## START Data lines
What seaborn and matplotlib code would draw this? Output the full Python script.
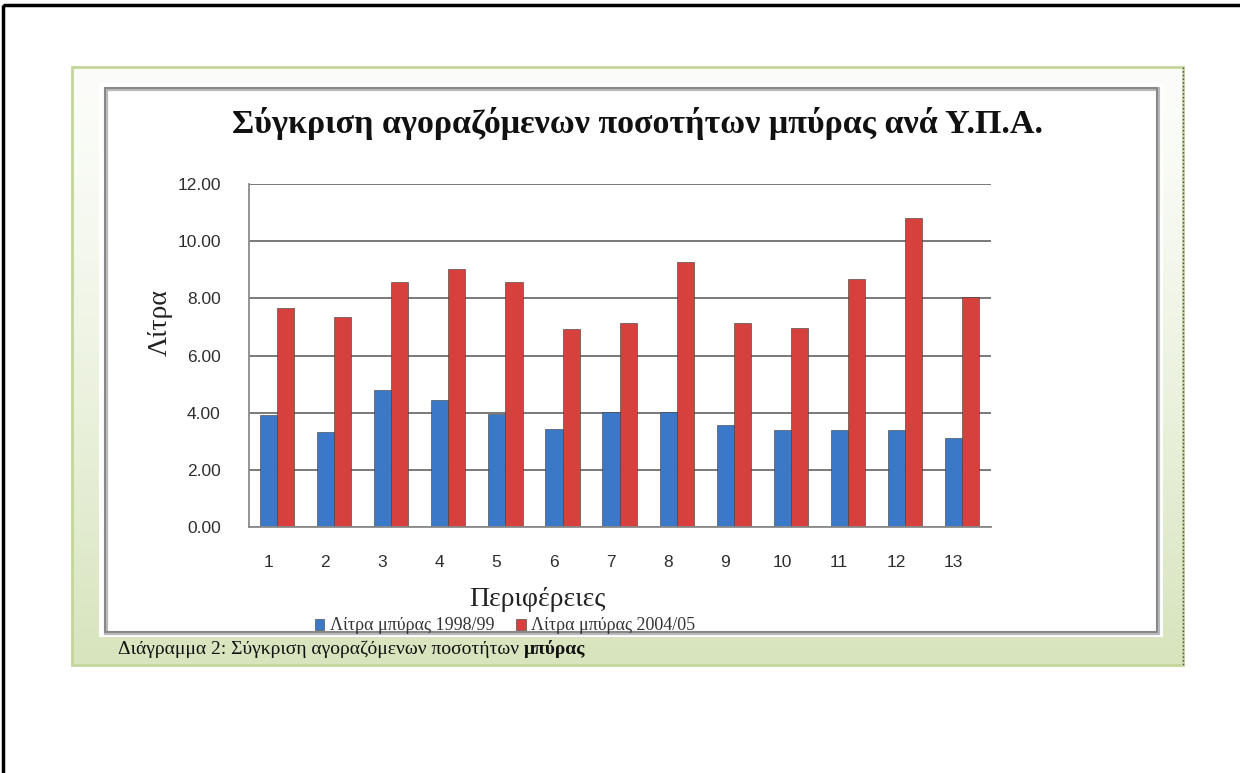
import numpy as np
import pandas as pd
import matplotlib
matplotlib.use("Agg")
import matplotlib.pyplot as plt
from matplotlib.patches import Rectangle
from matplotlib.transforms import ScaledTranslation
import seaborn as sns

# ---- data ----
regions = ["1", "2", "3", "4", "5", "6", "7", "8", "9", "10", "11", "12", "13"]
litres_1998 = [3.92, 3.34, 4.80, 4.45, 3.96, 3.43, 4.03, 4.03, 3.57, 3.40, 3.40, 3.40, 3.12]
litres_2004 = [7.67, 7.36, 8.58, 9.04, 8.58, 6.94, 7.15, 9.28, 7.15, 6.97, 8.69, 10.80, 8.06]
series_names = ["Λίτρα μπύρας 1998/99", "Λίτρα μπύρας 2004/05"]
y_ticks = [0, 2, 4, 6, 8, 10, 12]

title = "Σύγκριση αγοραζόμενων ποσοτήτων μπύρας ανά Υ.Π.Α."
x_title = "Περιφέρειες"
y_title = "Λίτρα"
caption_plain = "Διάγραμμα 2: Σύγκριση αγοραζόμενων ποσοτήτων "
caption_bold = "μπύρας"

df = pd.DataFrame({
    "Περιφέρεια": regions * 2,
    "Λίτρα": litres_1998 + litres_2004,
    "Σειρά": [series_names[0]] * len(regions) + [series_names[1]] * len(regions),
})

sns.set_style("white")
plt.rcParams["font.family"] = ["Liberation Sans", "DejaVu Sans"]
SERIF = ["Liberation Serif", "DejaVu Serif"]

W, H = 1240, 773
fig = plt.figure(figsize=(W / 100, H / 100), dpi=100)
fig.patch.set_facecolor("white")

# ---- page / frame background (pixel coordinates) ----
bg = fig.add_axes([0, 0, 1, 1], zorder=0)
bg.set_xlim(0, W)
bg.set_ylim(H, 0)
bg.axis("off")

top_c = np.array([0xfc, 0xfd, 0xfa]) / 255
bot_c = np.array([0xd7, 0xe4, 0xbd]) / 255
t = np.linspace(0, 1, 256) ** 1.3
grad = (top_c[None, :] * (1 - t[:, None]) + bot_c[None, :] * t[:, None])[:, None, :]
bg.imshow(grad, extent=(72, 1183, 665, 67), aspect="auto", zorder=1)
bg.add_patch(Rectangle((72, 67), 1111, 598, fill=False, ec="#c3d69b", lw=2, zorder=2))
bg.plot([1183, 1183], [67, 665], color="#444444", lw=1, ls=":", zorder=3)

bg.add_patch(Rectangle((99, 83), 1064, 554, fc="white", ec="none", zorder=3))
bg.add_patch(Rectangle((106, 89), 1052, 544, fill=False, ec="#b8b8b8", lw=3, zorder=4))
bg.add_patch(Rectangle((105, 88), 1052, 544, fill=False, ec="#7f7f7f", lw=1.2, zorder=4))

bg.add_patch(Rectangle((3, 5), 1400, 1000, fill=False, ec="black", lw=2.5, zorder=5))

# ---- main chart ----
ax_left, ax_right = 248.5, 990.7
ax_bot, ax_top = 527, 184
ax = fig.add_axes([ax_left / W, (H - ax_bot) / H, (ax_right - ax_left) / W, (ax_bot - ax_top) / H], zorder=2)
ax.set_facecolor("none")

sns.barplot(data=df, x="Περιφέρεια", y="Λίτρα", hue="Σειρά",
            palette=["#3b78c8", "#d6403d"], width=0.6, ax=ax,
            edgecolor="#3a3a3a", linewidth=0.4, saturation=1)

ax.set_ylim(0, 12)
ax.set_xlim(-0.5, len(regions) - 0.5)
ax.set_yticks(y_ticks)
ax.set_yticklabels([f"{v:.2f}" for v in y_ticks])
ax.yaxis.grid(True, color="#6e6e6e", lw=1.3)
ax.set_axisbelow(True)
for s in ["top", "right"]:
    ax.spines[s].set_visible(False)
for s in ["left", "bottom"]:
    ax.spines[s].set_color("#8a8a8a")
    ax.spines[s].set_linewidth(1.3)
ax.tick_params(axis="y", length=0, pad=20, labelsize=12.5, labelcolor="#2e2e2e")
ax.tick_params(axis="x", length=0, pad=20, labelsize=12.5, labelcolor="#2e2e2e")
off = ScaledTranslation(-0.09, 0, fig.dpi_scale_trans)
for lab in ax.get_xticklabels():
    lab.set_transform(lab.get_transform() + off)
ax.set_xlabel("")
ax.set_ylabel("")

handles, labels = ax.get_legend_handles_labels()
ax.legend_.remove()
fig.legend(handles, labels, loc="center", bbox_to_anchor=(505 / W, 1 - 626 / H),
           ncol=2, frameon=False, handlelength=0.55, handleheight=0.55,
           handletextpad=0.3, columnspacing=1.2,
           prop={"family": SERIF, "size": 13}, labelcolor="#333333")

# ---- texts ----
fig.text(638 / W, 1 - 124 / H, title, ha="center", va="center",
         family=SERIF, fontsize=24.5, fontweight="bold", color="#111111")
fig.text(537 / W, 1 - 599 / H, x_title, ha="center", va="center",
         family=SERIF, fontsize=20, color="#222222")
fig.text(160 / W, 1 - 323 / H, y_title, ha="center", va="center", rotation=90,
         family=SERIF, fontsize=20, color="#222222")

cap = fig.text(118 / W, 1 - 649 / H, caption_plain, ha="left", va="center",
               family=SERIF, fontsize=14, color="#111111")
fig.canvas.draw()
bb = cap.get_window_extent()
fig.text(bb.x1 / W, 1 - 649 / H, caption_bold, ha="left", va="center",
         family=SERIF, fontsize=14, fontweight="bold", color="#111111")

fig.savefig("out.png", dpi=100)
## END Data lines
**Written exercise:**
Each line of the data should be quoted exactly, with pictures left out.

**Full output:**
What seaborn and matplotlib code would draw this? Output the full Python script.
import numpy as np
import pandas as pd
import matplotlib
matplotlib.use("Agg")
import matplotlib.pyplot as plt
from matplotlib.patches import Rectangle
from matplotlib.transforms import ScaledTranslation
import seaborn as sns

# ---- data ----
regions = ["1", "2", "3", "4", "5", "6", "7", "8", "9", "10", "11", "12", "13"]
litres_1998 = [3.92, 3.34, 4.80, 4.45, 3.96, 3.43, 4.03, 4.03, 3.57, 3.40, 3.40, 3.40, 3.12]
litres_2004 = [7.67, 7.36, 8.58, 9.04, 8.58, 6.94, 7.15, 9.28, 7.15, 6.97, 8.69, 10.80, 8.06]
series_names = ["Λίτρα μπύρας 1998/99", "Λίτρα μπύρας 2004/05"]
y_ticks = [0, 2, 4, 6, 8, 10, 12]

title = "Σύγκριση αγοραζόμενων ποσοτήτων μπύρας ανά Υ.Π.Α."
x_title = "Περιφέρειες"
y_title = "Λίτρα"
caption_plain = "Διάγραμμα 2: Σύγκριση αγοραζόμενων ποσοτήτων "
caption_bold = "μπύρας"

df = pd.DataFrame({
    "Περιφέρεια": regions * 2,
    "Λίτρα": litres_1998 + litres_2004,
    "Σειρά": [series_names[0]] * len(regions) + [series_names[1]] * len(regions),
})

sns.set_style("white")
plt.rcParams["font.family"] = ["Liberation Sans", "DejaVu Sans"]
SERIF = ["Liberation Serif", "DejaVu Serif"]

W, H = 1240, 773
fig = plt.figure(figsize=(W / 100, H / 100), dpi=100)
fig.patch.set_facecolor("white")

# ---- page / frame background (pixel coordinates) ----
bg = fig.add_axes([0, 0, 1, 1], zorder=0)
bg.set_xlim(0, W)
bg.set_ylim(H, 0)
bg.axis("off")

top_c = np.array([0xfc, 0xfd, 0xfa]) / 255
bot_c = np.array([0xd7, 0xe4, 0xbd]) / 255
t = np.linspace(0, 1, 256) ** 1.3
grad = (top_c[None, :] * (1 - t[:, None]) + bot_c[None, :] * t[:, None])[:, None, :]
bg.imshow(grad, extent=(72, 1183, 665, 67), aspect="auto", zorder=1)
bg.add_patch(Rectangle((72, 67), 1111, 598, fill=False, ec="#c3d69b", lw=2, zorder=2))
bg.plot([1183, 1183], [67, 665], color="#444444", lw=1, ls=":", zorder=3)

bg.add_patch(Rectangle((99, 83), 1064, 554, fc="white", ec="none", zorder=3))
bg.add_patch(Rectangle((106, 89), 1052, 544, fill=False, ec="#b8b8b8", lw=3, zorder=4))
bg.add_patch(Rectangle((105, 88), 1052, 544, fill=False, ec="#7f7f7f", lw=1.2, zorder=4))

bg.add_patch(Rectangle((3, 5), 1400, 1000, fill=False, ec="black", lw=2.5, zorder=5))

# ---- main chart ----
ax_left, ax_right = 248.5, 990.7
ax_bot, ax_top = 527, 184
ax = fig.add_axes([ax_left / W, (H - ax_bot) / H, (ax_right - ax_left) / W, (ax_bot - ax_top) / H], zorder=2)
ax.set_facecolor("none")

sns.barplot(data=df, x="Περιφέρεια", y="Λίτρα", hue="Σειρά",
            palette=["#3b78c8", "#d6403d"], width=0.6, ax=ax,
            edgecolor="#3a3a3a", linewidth=0.4, saturation=1)

ax.set_ylim(0, 12)
ax.set_xlim(-0.5, len(regions) - 0.5)
ax.set_yticks(y_ticks)
ax.set_yticklabels([f"{v:.2f}" for v in y_ticks])
ax.yaxis.grid(True, color="#6e6e6e", lw=1.3)
ax.set_axisbelow(True)
for s in ["top", "right"]:
    ax.spines[s].set_visible(False)
for s in ["left", "bottom"]:
    ax.spines[s].set_color("#8a8a8a")
    ax.spines[s].set_linewidth(1.3)
ax.tick_params(axis="y", length=0, pad=20, labelsize=12.5, labelcolor="#2e2e2e")
ax.tick_params(axis="x", length=0, pad=20, labelsize=12.5, labelcolor="#2e2e2e")
off = ScaledTranslation(-0.09, 0, fig.dpi_scale_trans)
for lab in ax.get_xticklabels():
    lab.set_transform(lab.get_transform() + off)
ax.set_xlabel("")
ax.set_ylabel("")

handles, labels = ax.get_legend_handles_labels()
ax.legend_.remove()
fig.legend(handles, labels, loc="center", bbox_to_anchor=(505 / W, 1 - 626 / H),
           ncol=2, frameon=False, handlelength=0.55, handleheight=0.55,
           handletextpad=0.3, columnspacing=1.2,
           prop={"family": SERIF, "size": 13}, labelcolor="#333333")

# ---- texts ----
fig.text(638 / W, 1 - 124 / H, title, ha="center", va="center",
         family=SERIF, fontsize=24.5, fontweight="bold", color="#111111")
fig.text(537 / W, 1 - 599 / H, x_title, ha="center", va="center",
         family=SERIF, fontsize=20, color="#222222")
fig.text(160 / W, 1 - 323 / H, y_title, ha="center", va="center", rotation=90,
         family=SERIF, fontsize=20, color="#222222")

cap = fig.text(118 / W, 1 - 649 / H, caption_plain, ha="left", va="center",
               family=SERIF, fontsize=14, color="#111111")
fig.canvas.draw()
bb = cap.get_window_extent()
fig.text(bb.x1 / W, 1 - 649 / H, caption_bold, ha="left", va="center",
         family=SERIF, fontsize=14, fontweight="bold", color="#111111")

fig.savefig("out.png", dpi=100)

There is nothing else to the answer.